Application of quantum Darwinism to a structured environment

TL;DR

This paper investigates how quantum Darwinism explains the emergence of classicality in a qubit coupled to structured environments, revealing how information redundancy and non-Markovian effects influence classical and quantum correlations.

Contribution

It applies quantum Darwinism to a structured environment model, analyzing information redundancy and correlations, and links redundancy to non-Markovian dynamics as a new insight.

Findings

Significant information redundancy emerges during decoherence.

Classical information is non-redundant in both environment and pseudomode components.

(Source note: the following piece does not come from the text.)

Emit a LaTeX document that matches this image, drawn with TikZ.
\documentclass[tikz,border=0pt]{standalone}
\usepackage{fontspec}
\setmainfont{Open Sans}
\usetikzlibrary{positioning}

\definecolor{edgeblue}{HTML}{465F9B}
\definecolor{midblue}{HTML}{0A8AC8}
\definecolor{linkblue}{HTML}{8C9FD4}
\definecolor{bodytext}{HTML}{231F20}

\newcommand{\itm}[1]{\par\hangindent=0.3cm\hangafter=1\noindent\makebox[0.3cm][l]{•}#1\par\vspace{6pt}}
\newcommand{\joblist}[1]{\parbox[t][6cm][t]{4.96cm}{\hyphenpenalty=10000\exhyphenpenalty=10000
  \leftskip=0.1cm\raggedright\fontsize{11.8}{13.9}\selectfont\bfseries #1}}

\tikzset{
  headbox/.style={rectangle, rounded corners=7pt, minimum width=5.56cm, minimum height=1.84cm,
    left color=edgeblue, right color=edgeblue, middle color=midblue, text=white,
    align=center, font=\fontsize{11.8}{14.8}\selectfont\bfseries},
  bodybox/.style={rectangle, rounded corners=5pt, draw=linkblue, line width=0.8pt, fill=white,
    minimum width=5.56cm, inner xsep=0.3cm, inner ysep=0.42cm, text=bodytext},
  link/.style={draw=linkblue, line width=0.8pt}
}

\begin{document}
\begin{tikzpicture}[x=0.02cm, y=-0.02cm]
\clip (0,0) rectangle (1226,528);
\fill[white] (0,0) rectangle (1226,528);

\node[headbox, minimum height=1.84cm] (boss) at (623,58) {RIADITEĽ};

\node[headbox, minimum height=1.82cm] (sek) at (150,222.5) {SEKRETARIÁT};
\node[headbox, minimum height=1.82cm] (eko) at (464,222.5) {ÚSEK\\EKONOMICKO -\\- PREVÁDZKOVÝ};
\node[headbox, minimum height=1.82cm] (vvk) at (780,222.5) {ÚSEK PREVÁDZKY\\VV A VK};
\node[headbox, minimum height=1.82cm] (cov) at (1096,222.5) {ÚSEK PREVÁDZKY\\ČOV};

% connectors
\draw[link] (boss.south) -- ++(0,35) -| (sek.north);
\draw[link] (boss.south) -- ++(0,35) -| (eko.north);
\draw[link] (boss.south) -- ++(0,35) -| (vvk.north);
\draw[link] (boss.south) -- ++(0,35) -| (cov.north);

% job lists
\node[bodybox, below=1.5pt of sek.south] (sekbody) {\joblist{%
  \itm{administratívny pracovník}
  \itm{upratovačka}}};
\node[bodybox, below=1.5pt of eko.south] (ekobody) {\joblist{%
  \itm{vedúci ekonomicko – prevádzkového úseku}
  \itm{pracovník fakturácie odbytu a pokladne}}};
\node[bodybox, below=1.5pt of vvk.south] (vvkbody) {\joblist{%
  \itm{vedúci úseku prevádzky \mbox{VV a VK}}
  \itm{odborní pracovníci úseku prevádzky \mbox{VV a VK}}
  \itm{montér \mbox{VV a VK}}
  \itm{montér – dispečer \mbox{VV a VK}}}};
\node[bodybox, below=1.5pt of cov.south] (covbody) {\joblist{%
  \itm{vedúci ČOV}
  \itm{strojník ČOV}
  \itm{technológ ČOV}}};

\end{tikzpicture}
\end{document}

Redundancy acts as a witness to non-Markovianity, correlating with information back-flow.

Abstract

Quantum Darwinism extends the traditional formalism of decoherence to explain the emergence of classicality in a quantum universe. A classical description emerges when the environment tends to redundantly acquire information about the pointer states of an open system. In light of recent interest, we apply the theoretical tools of the framework to a qubit coupled with many bosonic sub-environments. We examine the degree to which the same classical information is encoded across collections of: (i) complete sub-environments, and (ii) residual "pseudomode" components of each sub-environment, the conception of which provides a dynamic representation of the reservoir memory. Overall, significant redundancy of information is found as a typical result of the decoherence process. However, by examining its decomposition in terms of classical and quantum correlations, we discover classical information to be non-redundant in both cases (i) and (ii). Moreover, with the full collection of pseudomodes, certain dynamical regimes realize opposite effects, where either the total classical or quantum correlations predominantly decay over time. Finally, when the dynamics are non-Markovian, we find that redundant information is suppressed in line with information back-flow to the qubit. By quantifying redundancy, we concretely show it to act as a witness to non-Markovianity in the same way as the trace distance does for nondivisible dynamical maps.